Per questo la promessa di Gesù, trova in noi, oggi, un’attenzione particolare, che ci fa uscire da una condizione di assenza e di vuoto. Gesù non ci lascia, ma ci promette il dono dello Spirito, il “Paraclito”, che vuol dire il “consolatore”, il “protettore”; il termine greco significa anche “avvocato che non abbandona il suo cliente”.
Il Paraclito per eccellenza, il nostro avvocato presso il Padre è Gesù. La missione dello Spirito si affianca quindi a quella di Gesù, morto per i nostri peccati per ricondurci a Dio.
Ci piace pensare che il Suo compito sia soprattutto quello di intercedere per noi a partire dalla nostra condizione. Lo Spirito conosce le sofferenze delle famiglie in questo momento, dei malati, dei poveri. Egli vede se soffri operando il bene, se sei solo, se sei gravemente malato o se hai perduto qualsiasi ragione vitale e non trovi nulla che valga a riempire il vuoto.
Vede il piccolo particolare: la mano che tendi, la parola che dici, il sorriso con cui accogli.
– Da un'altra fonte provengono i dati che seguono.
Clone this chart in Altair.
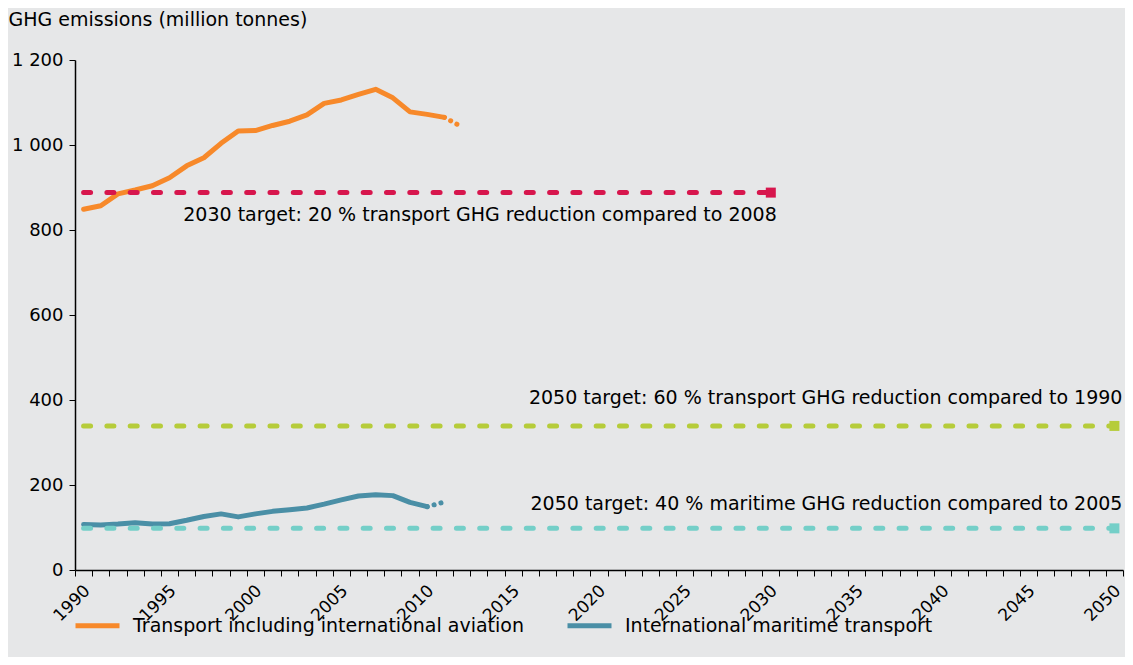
import altair as alt
import pandas as pd

years = list(range(1990, 2012))
aviation = [849, 857, 885, 894, 904, 923, 951, 970, 1004, 1033, 1034, 1046,
            1056, 1071, 1098, 1106, 1119, 1131, 1111, 1078, 1072, 1065]
maritime_years = list(range(1990, 2011))
maritime = [107, 106, 108, 111, 108, 109, 117, 126, 132, 125, 132, 138,
            142, 146, 155, 165, 174, 177, 175, 159, 149]

aviation_proxy_years = [2011, 2012]
aviation_proxy = [1065, 1043]
maritime_proxy_years = [2010, 2011]
maritime_proxy = [149, 160]

series_names = ["Transport including international aviation", "International maritime transport"]
series_colors = ["#F7892A", "#4A8FA6"]

target_names = ["2030 target: 20 % transport GHG reduction compared to 2008",
                "2050 target: 60 % transport GHG reduction compared to 1990",
                "2050 target: 40 % maritime GHG reduction compared to 2005"]
target_values = [888, 339, 98]
target_end_years = [2030, 2050, 2050]
target_colors = ["#D7164D", "#B6CC3A", "#74CFC8"]
target_label_dy = [22, -28, -24]
target_label_dx = [6, 8, 8]

rows = []
for y, v in zip(years, aviation):
    rows.append({"year": y, "value": v, "series": series_names[0]})
for y, v in zip(maritime_years, maritime):
    rows.append({"year": y, "value": v, "series": series_names[1]})
df = pd.DataFrame(rows)

prows = []
for y, v in zip(aviation_proxy_years, aviation_proxy):
    prows.append({"year": y, "value": v, "series": series_names[0]})
for y, v in zip(maritime_proxy_years, maritime_proxy):
    prows.append({"year": y, "value": v, "series": series_names[1]})
pdf = pd.DataFrame(prows)

FONT = "DejaVu Sans"
W = 1048
BAND = W / 61.0

# ticks at category boundaries; labels shifted to category centres
tick_vals = [y - 0.5 for y in range(1990, 2052)]

x_axis = alt.Axis(
    values=tick_vals, tickCount=200,
    labelExpr="(datum.value + 0.5) % 5 === 0 && datum.value < 2050.5 ? format(datum.value + 0.5, 'd') : ''",
    labelOffset=BAND / 2 - 12,
    labelAngle=-45, labelAlign="center", labelBaseline="middle",
    labelOverlap=False, labelBound=False, labelFlush=False, labelPadding=27,
    tickSize=6, tickColor="black", domainColor="black", domainWidth=1.5,
    labelFontSize=17, labelColor="black", labelFont=FONT, title=None, grid=False,
)
y_axis = alt.Axis(
    values=[0, 200, 400, 600, 800, 1000, 1200], tickCount=20,
    labelExpr="replace(format(datum.value, ','), ',', ' ')",
    tickSize=6, tickColor="black", domainColor="black", domainWidth=1.5,
    labelFontSize=18, labelColor="black", labelFont=FONT, labelPadding=6,
    title="GHG emissions (million tonnes)", titleAngle=0, titleAlign="left",
    titleBaseline="middle", titleX=-67, titleY=-41, titleFontSize=19,
    titleFontWeight="normal", titleFont=FONT, titleColor="black", grid=False,
)

xs = alt.Scale(domain=[1989.5, 2050.5], nice=False, zero=False)
ys = alt.Scale(domain=[0, 1200], nice=False)
cs = alt.Scale(domain=series_names, range=series_colors)

lines = alt.Chart(df).mark_line(strokeWidth=5, strokeJoin="round", strokeCap="round").encode(
    x=alt.X("year:Q", scale=xs, axis=x_axis),
    y=alt.Y("value:Q", scale=ys, axis=y_axis),
    color=alt.Color("series:N", scale=cs, sort=series_names, legend=alt.Legend(
        title=None, orient="none", legendX=-2, legendY=541, direction="horizontal",
        symbolType="stroke", symbolStrokeWidth=5, symbolSize=1936,
        labelFontSize=19, labelFont=FONT, labelColor="black", labelOffset=11,
        columnPadding=33, labelLimit=700,
    )),
    detail="series:N",
)

proxy = alt.Chart(pdf).mark_line(strokeWidth=5, strokeCap="round", strokeDash=[0.1, 7]).encode(
    x=alt.X("year:Q", scale=xs),
    y=alt.Y("value:Q", scale=ys),
    color=alt.Color("series:N", scale=cs, sort=series_names),
    detail="series:N",
)

layers = [lines, proxy]
for name, val, end, col, dy, dx in zip(target_names, target_values, target_end_years,
                                       target_colors, target_label_dy, target_label_dx):
    tdf = pd.DataFrame({"year": [1990, end], "value": [val, val]})
    layers.append(alt.Chart(tdf).mark_line(strokeWidth=5, strokeCap="round", strokeDash=[7, 16.3], color=col).encode(
        x=alt.X("year:Q", scale=xs), y=alt.Y("value:Q", scale=ys)))
    edf = pd.DataFrame({"year": [end], "value": [val]})
    layers.append(alt.Chart(edf).mark_point(shape="square", filled=True, size=100, color=col, opacity=1).encode(
        x=alt.X("year:Q", scale=xs), y=alt.Y("value:Q", scale=ys)))
    ldf = pd.DataFrame({"year": [end], "value": [val], "label": [name]})
    layers.append(alt.Chart(ldf).mark_text(align="right", baseline="middle", dy=dy, dx=dx, fontSize=19,
                                            font=FONT, color="black").encode(
        x=alt.X("year:Q", scale=xs), y=alt.Y("value:Q", scale=ys), text="label:N"))

chart = alt.layer(*layers).properties(
    width=W, height=510,
    background="#E6E7E8",
    padding={"left": 67, "top": 52, "right": 2, "bottom": 87},
    autosize=alt.AutoSizeParams(type="none"),
).configure_view(stroke=None)

chart.save("out.html", embed_options={"renderer": "svg", "actions": False})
Lo Spirito ti sostiene e, davanti al Padre, un giorno sarà lui ad alleggerire le tue responsabilità dicendo: “Ha sbagliato, nella sua vita, ma ha anche tanto sofferto”. È e sarà il tuo difensore, perché ti farà stare accanto Cristo.
Agli apostoli, smarriti per la perdita fisica di Gesù, lo Spirito ha dato consolazione con parole di conforto, ma cancellando la separazione stessa, assicurando, con la sua presenza, quella di Cristo e del Padre.
A noi che non avvertiamo la presenza fisica di Gesù, dice che Egli c’è. Unendo la sua umanità in Dio (nel mistero dell’ascensione) Cristo ha inserito la mia umanità in Dio, facendomi immergere nell’onda d’amore tra lui e il Padre. E se in questo tempo ci manca tanto un abbraccio, l’abbraccio di fuoco di Dio, che è lo Spirito, non mi ha lasciato mai solo, perché grazie allo Spirito, sono figlio in Gesù, il Figlio. Gesù non va cercato lontano, rimpianto come una presenza perduta, ma vissuto e annunciato nella gioia.
Pensiamo al diacono Filippo. Abitato dallo Spirito è abilitato a parlare di Cristo. La sua parola fa corpo con la vita, perché chi è innamorato di Cristo, è fecondo. Chi ama vive. E amando, rende possibile all’umanità di conoscere la vera gioia, perché là dove arriva il Vangelo, fiorisce la vita; come un terreno arido che, irrigato dalla pioggia, subito rinverdisce.
Un cristianesimo senza gioia non appassiona nessuno, ancor meno i giovani che si innamorano di Cristo solo se avvertono una testimonianza vivace e gioiosa; e si inseriscono in comunità dove non si sentono orfani, ma dove avvertono l’aria di una famiglia, dove ci sono sacerdoti che, come padri, generano vita; e dove trovano una chiesa-madre, che dà fecondità.
Siate “pronti sempre a rispondere a chiunque vi domandi ragione della speranza che è in voi”. E poiché la speranza del cristiano è Cristo, raccontiamo quanto per noi ha fatto, gridando il Vangelo con la vita, con dolcezza e rispetto.
Uscire dall’isolamento di questi giorni sia un’immagine forte di una Chiesa che rende visibile l’Invisibile; Chiesa in uscita veramente, che non si perde in parole disincarnate, perché il mondo è assetato della Parola incarnata, carica di tutto il dolore e di tutta la speranza di quest’ora.
Maria, che sa cosa significa essere ricolmati di Spirito Santo, ci aiuti.
Da domani, finalmente, potremo, con le dovute precauzioni, tornare nelle nostre chiese per le celebrazioni, di cui abbiamo tutti desiderio e nostalgia.
Con l’intercessione di Giovanni Paolo II, spalanchiamo con gioia le nostre porte a Cristo e all’uomo, per non chiuderle mai, non solo per far entrare, ma anche perché possiamo uscire a portare il Vangelo a tutti.
Affinché il mondo non sia mai orfano di Dio.